The gaming industry just had its uncomfortable moment of truth about AI. Junghun Lee, CEO of Nexon Co. Ltd., essentially told everyone to stop pretending: "every game company" is using artificial intelligence, he says. The real question, according to Lee, is how studios differentiate themselves when "everyone is working with the same or similar technologies." His answer? Human creativity is what separates great games from forgettable ones.
The Arc Raiders Controversy Unleashed Industry Tensions
This debate exploded after Nexon published Embark Studios' extraction shooter "Arc Raiders," which faced immediate backlash over its AI use. Lee defended the technology in an interview with gaming news site Game★Spark earlier this month, arguing that AI has "definitely improved efficiency" and that "it feels like the 'average' of games and live services is gradually improving."
Embark Chief Creative Officer Stefan Strandberg struck a similar tone back in October, telling Eurogamer that while AI can "assist in some content creation," there are "no shortcuts to making great games." It's the kind of carefully calibrated statement designed to acknowledge AI use without admitting too much dependency on it.
Industry Veterans Aren't Buying the "Everybody's Doing It" Defense
Xavier Nelson Jr., founder of Strange Scaffold, wasn't having it. He called Lee's claims "normalization bullshit" on Bluesky, pointing out that "a lot of other studios" across indie and AAA development aren't using generative AI at all.
Tommy Thompson, founder of AI in Games, also disputed Lee's sweeping assertion. "Very few [studios] have gone all in," Thompson posted on Bluesky. He suggested these broad claims are particularly popular in Japan, where the government's "AI Action Plan" published last summer expects businesses to demonstrate they're embracing the technology. In other words, there might be some political theater happening here.
But Lee found an unexpected ally in Epic Games CEO Tim Sweeney, who jumped into the fray by posting in replies to Eurogamer's review on X. Sweeney argued that "political opinions" should stay in opinion sections rather than game reviews. When someone questioned whether disliking AI even counts as a political stance, Sweeney responded affirmatively, suggesting that perspectives on AI's overall impact remain fundamentally speculative.
What AI Is Arc Raiders Actually Using?
Embark Studios Design Director Virgil Watkins recently clarified the situation to PCGamesN. The studio hires and contracts voice actors specifically for AI use, which powers features like the "ping system" that can announce every item name, location, and compass direction. Arc Raiders "in no way uses generative AI whatsoever," Watkins emphasized, explaining it relies on "machine learning, or reinforcement learning" instead.
The Arc Raiders Steam page acknowledges that procedural and AI tools assist with content creation, but stresses that the final game reflects the development team's creativity.

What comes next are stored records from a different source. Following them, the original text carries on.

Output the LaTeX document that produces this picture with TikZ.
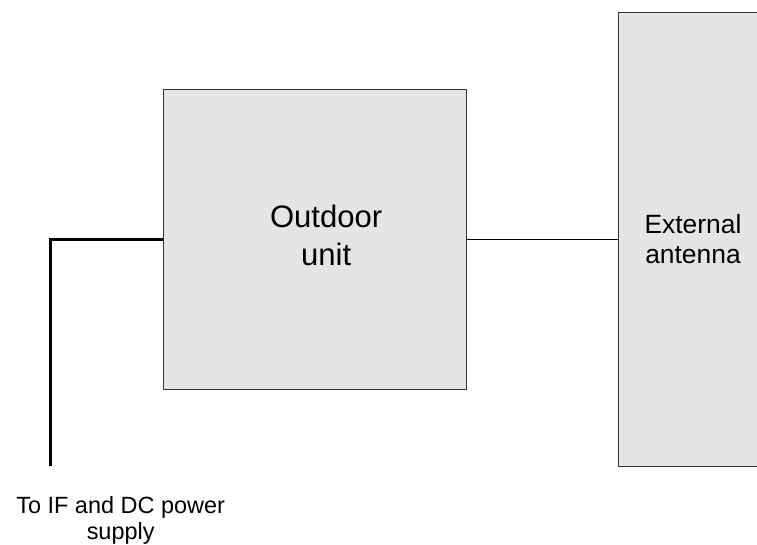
\documentclass[tikz,border=0pt]{standalone}
\usepackage{fontspec}
\setmainfont{Liberation Sans}
\usetikzlibrary{positioning}

\begin{document}
\begin{tikzpicture}[unit/.style={rectangle, draw=black!80, fill=black!10, line width=0.75pt, inner sep=0pt},
      cable/.style={line width=2.25pt},
      feed/.style={line width=0.75pt},
      x=1pt, y=1pt]
      \useasboundingbox (0,0) rectangle (567.75,-408);
      \clip (0,0) rectangle (567.75,-408);

      \node[unit, minimum width=227.25pt, minimum height=225pt] (odu) at (236.6,-179.25) {};
      \node[align=center, font=\fontsize{23.3}{28.5}\selectfont] (odulbl) at ([xshift=8pt, yshift=3pt]odu) {Outdoor\\unit};
      \node[unit, minimum width=105.75pt, minimum height=340.5pt, anchor=west] (ant) at (463.5,-179.25) {};
      \node[align=center, font=\fontsize{19.8}{22.5}\selectfont] (antlbl) at ([xshift=3pt]ant) {External\\antenna};

      \coordinate (corner) at (37.5,-179.25);
      \coordinate (supply) at (37.5,-349.5);
      \node[align=center, font=\fontsize{17.6}{19.5}\selectfont, below=19.5pt of supply, xshift=53pt] (lbl) {To IF and DC power\\supply};

      \draw[cable] (odu.west) -- (corner) -- (supply);
      \draw[feed] (odu.east) -- (ant.west);

    \end{tikzpicture}
\end{document}
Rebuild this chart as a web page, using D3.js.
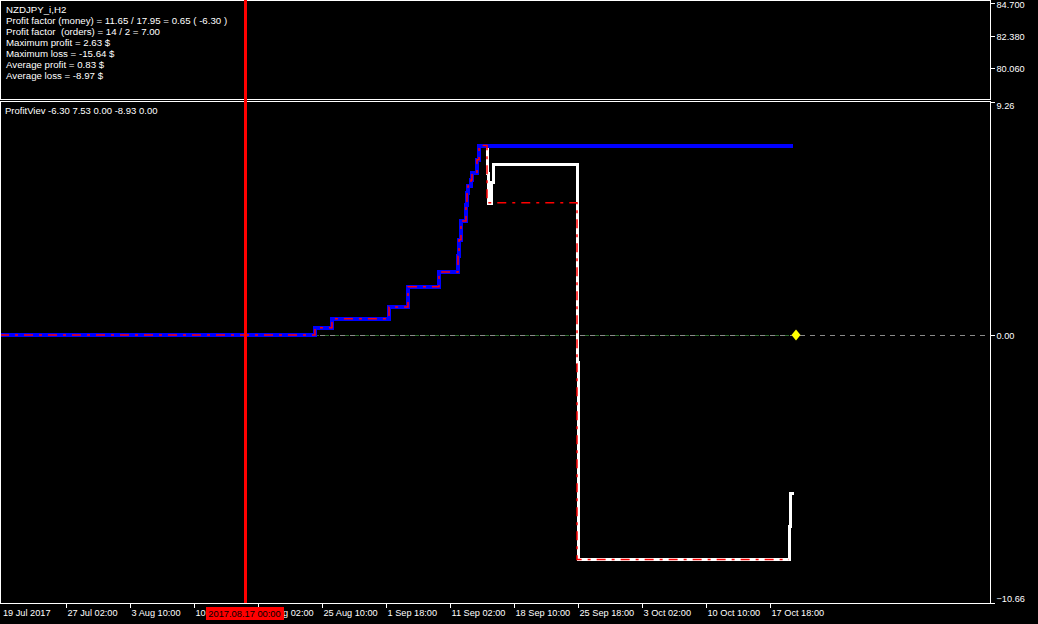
<!DOCTYPE html>
<html><head><meta charset="utf-8">
<script src="https://cdn.jsdelivr.net/npm/d3@7"></script>
<style>html,body{margin:0;padding:0;background:#000;overflow:hidden}svg{display:block}</style>
</head><body><svg id="c" width="1038" height="624"></svg>
<script>
// ---------------- data ----------------
const infoLines = [
  "NZDJPY_i,H2",
  "Profit factor (money) = 11.65 / 17.95 = 0.65 ( -6.30 )",
  "Profit factor  (orders) = 14 / 2 = 7.00",
  "Maximum profit = 2.63 $",
  "Maximum loss = -15.64 $",
  "Average profit = 0.83 $",
  "Average loss = -8.97 $"
];
const indicatorLabel = "ProfitViev -6.30 7.53 0.00 -8.93 0.00";

const windowStart = "2017-07-19 14:00";
const windowEnd = "2017-11-13 02:00";
const firstLabel = "19 Jul 2017";
const tickTimes = ["2017-07-27 02:00","2017-08-03 10:00","2017-08-10 18:00","2017-08-18 02:00",
  "2017-08-25 10:00","2017-09-01 18:00","2017-09-11 02:00","2017-09-18 10:00",
  "2017-09-25 18:00","2017-10-03 02:00","2017-10-10 10:00","2017-10-17 18:00"];
const cursorTime = "2017-08-17 00:00";
const cursorLabel = "2017.08.17 00:00";

const priceTicks = [84.700, 82.380, 80.060];
const priceDomain = [77.84, 84.95];
const profitTicks = [9.26, 0.00, -10.66];
const profitDomain = [-10.66, 9.26];

// rising part shared by the max-equity (blue) and balance (red) lines
const riseTimes = ["2017-07-19 14:00","2017-08-24 20:00","2017-08-28 06:00","2017-09-04 00:00",
  "2017-09-05 14:00","2017-09-08 04:00","2017-09-11 18:00","2017-09-11 20:00","2017-09-12 00:00",
  "2017-09-12 10:00","2017-09-12 12:00","2017-09-12 14:00","2017-09-12 20:00","2017-09-12 22:00",
  "2017-09-13 08:00","2017-09-13 12:00"];
const riseValues = [0,0.28,0.64,1.11,1.91,2.50,3.14,3.78,4.53,5.17,5.65,5.92,6.16,6.44,6.96,7.53];

const maxTailTimes = ["2017-10-19 16:00"];
const maxTailValues = [7.53];

const balanceTailTimes = ["2017-09-14 04:00","2017-09-25 16:00","2017-10-19 08:00"];
const balanceTailValues = [5.25,-8.93,-8.93];

const equityTimes = ["2017-09-13 12:00","2017-09-14 04:00","2017-09-14 06:00","2017-09-14 12:00",
  "2017-09-14 16:00","2017-09-25 16:00","2017-09-25 18:00","2017-10-19 08:00","2017-10-19 10:00",
  "2017-10-19 18:00"];
const equityValues = [7.53,6.40,5.21,6.04,6.76,-1.11,-8.93,-7.63,-6.30,-6.30];

const zeroTimes = ["2017-07-19 14:00","2017-10-19 22:00"];
const zeroValues = [0,0];
const markerTime = "2017-10-19 22:00";
const markerValue = 0;

// ---------------- helpers ----------------
const epoch = Date.UTC(2017, 6, 17); // a Monday
function tradingBar(s) {
  const d = Date.parse(s.replace(" ", "T") + ":00Z");
  const hrs = (d - epoch) / 3600000;
  const days = Math.floor(hrs / 24);
  const w = Math.floor(days / 7), dow = days - w * 7;
  const hod = hrs - days * 24;
  const th = (w * 5 + Math.min(dow, 5)) * 24 + (dow < 5 ? hod : 0);
  return th / 2; // H2 bars
}
const zip = (t, v) => t.map((d, i) => ({t: tradingBar(d), v: v[i]}));

// ---------------- layout ----------------
const W = 1038, H = 624;
const plotR = 990;
const topPanel = {y0: 0, y1: 99};
const botPanel = {y0: 101, y1: 603};
const FONT = "Liberation Sans, Arial, sans-serif";

const svg = d3.select("#c");
svg.append("rect").attr("width", W).attr("height", H).attr("fill", "#000");

const x = d3.scaleLinear().domain([tradingBar(windowStart), tradingBar(windowEnd)]).range([0, plotR]);
const yPrice = d3.scaleLinear().domain(priceDomain).range([topPanel.y1, topPanel.y0]);
const yProfit = d3.scaleLinear().domain(profitDomain).range([botPanel.y1, botPanel.y0 + 1]);

const line = d3.line().x(d => x(d.t)).y(d => yProfit(d.v)).curve(d3.curveStepAfter);

// zero level: grey dashes + green series dashes
const y0px = Math.round(yProfit(0)) + 0.5;
svg.append("line").attr("x1", 0).attr("x2", plotR).attr("y1", y0px).attr("y2", y0px)
  .attr("stroke", "#8a8a8a").attr("stroke-dasharray", "5,5").attr("shape-rendering", "crispEdges");
svg.append("path").datum(zip(zeroTimes, zeroValues))
  .attr("d", d3.line().x(d => x(d.t)).y(() => y0px))
  .attr("fill", "none").attr("stroke", "#2a6a2a").attr("stroke-dasharray", "4,6")
  .attr("stroke-dashoffset", -5).attr("shape-rendering", "crispEdges");

// equity (white)
svg.append("path").datum(zip(equityTimes, equityValues)).attr("d", line)
  .attr("fill", "none").attr("stroke", "#fff").attr("stroke-width", 3).attr("shape-rendering", "crispEdges");
// max (blue)
svg.append("path").datum(zip(riseTimes.concat(maxTailTimes), riseValues.concat(maxTailValues))).attr("d", line)
  .attr("fill", "none").attr("stroke", "#0000ff").attr("stroke-width", 4).attr("shape-rendering", "crispEdges");
// balance (red dash-dot)
svg.append("path").datum(zip(riseTimes.concat(balanceTailTimes), riseValues.concat(balanceTailValues))).attr("d", line)
  .attr("fill", "none").attr("stroke", "#ff0000").attr("stroke-width", 1.5)
  .attr("stroke-dasharray", "9,6,3,6");

// marker diamond
const mx = x(tradingBar(markerTime)), my = yProfit(markerValue);
svg.append("path").attr("transform", `translate(${mx},${my})`)
  .attr("d", "M0,-5.5L4.5,0L0,5.5L-4.5,0Z").attr("fill", "#ffff00");

// panel borders
const g = svg.append("g").attr("stroke", "#fff").attr("fill", "none").attr("shape-rendering", "crispEdges");
g.append("rect").attr("x", 0.5).attr("y", topPanel.y0 + 0.5).attr("width", plotR).attr("height", topPanel.y1 - topPanel.y0);
g.append("rect").attr("x", 0.5).attr("y", botPanel.y0 + 0.5).attr("width", plotR).attr("height", botPanel.y1 - botPanel.y0);

// cursor red vertical line
const cx = Math.round(x(tradingBar(cursorTime))) + 0.5;
svg.append("line").attr("x1", cx).attr("x2", cx).attr("y1", 0).attr("y2", botPanel.y1)
  .attr("stroke", "#ff0000").attr("stroke-width", 3);

// right axes
function rightAxis(scale, ticks, fmt, panel) {
  const ax = svg.append("g").attr("transform", `translate(${plotR + 0.5},0)`)
    .call(d3.axisRight(scale).tickValues(ticks).tickSize(4).tickPadding(2).tickFormat(fmt));
  ax.select(".domain").remove();
  ax.selectAll("line").attr("stroke", "#fff").attr("shape-rendering", "crispEdges");
  ax.selectAll("text").attr("fill", "#fff").attr("font-family", FONT).attr("font-size", 9.2)
    .attr("x", 6).attr("dy", null)
    .attr("y", d => {
      const p = scale(d);
      return Math.max(panel.y0 + 7.5, Math.min(panel.y1 - 2, p + 3.5)) - p;
    });
}
rightAxis(yPrice, priceTicks, d3.format(".3f"), topPanel);
rightAxis(yProfit, profitTicks, d3.format(".2f"), botPanel);

// bottom axis
const xa = svg.append("g").attr("transform", `translate(0,${botPanel.y1 + 0.5})`)
  .call(d3.axisBottom(x).tickValues(tickTimes.map(tradingBar)).tickSize(4)
    .tickFormat((d, i) => d3.utcFormat("%-d %b %H:%M")(new Date(Date.parse(tickTimes[i].replace(" ", "T") + ":00Z")))));
xa.select(".domain").remove();
xa.selectAll("line").attr("stroke", "#fff").attr("shape-rendering", "crispEdges");
xa.selectAll("text").attr("fill", "#fff").attr("font-family", FONT).attr("font-size", 9.2)
  .attr("text-anchor", "start").attr("x", 1).attr("dy", null).attr("y", 12.5);
svg.append("text").attr("x", 3).attr("y", botPanel.y1 + 13).attr("fill", "#fff")
  .attr("font-family", FONT).attr("font-size", 9.2).text(firstLabel);

// cursor time label (drawn over the axis label it hides, as in the original)
const cl = svg.append("g");
cl.append("rect").attr("x", cx - 39.5).attr("y", 607).attr("width", 78).attr("height", 13).attr("fill", "#ff0000");
cl.append("text").attr("x", cx - 1).attr("y", 616.5).attr("text-anchor", "middle").attr("fill", "#000")
  .attr("font-family", FONT).attr("font-size", 9.3).text(cursorLabel);

// info texts
svg.append("g").selectAll("text").data(infoLines).join("text")
  .attr("x", 6).attr("y", (d, i) => 13 + i * 11).attr("fill", "#fff")
  .attr("font-family", FONT).attr("font-size", 9.7).attr("xml:space", "preserve")
  .style("white-space", "pre").text(d => d);
svg.append("text").attr("x", 5).attr("y", botPanel.y0 + 13).attr("fill", "#fff")
  .attr("font-family", FONT).attr("font-size", 9.5).text(indicatorLabel);
</script></body></html>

It's a distinction that matters to some players and developers, even if the line between different AI types feels increasingly blurry.
The Big Publishers Are Going All In
Regardless of the controversy, major publishers are betting heavily on AI. Electronic Arts Inc. (EA) has reportedly told employees to view the technology as "thought partners" while requiring workers to train AI on their work, according to Business Insider. EA CEO Andrew Wilson called AI "the very core of our business" back in September 2024.
South Korean publisher Krafton Inc. announced plans in October to invest $70 million to become an "AI-first company." And Sony Group (SONY) has outlined its own plans for incorporating AI into future games.
So maybe Lee has a point about widespread adoption, even if his "every game company" claim feels like an overstatement designed to normalize what remains a contentious practice. The reality seems more nuanced: AI is spreading rapidly through game development, but not every studio is embracing it equally, and many are carefully distinguishing between different types of AI use. Whether that distinction matters to players, or whether it's just corporate semantics, remains an open question.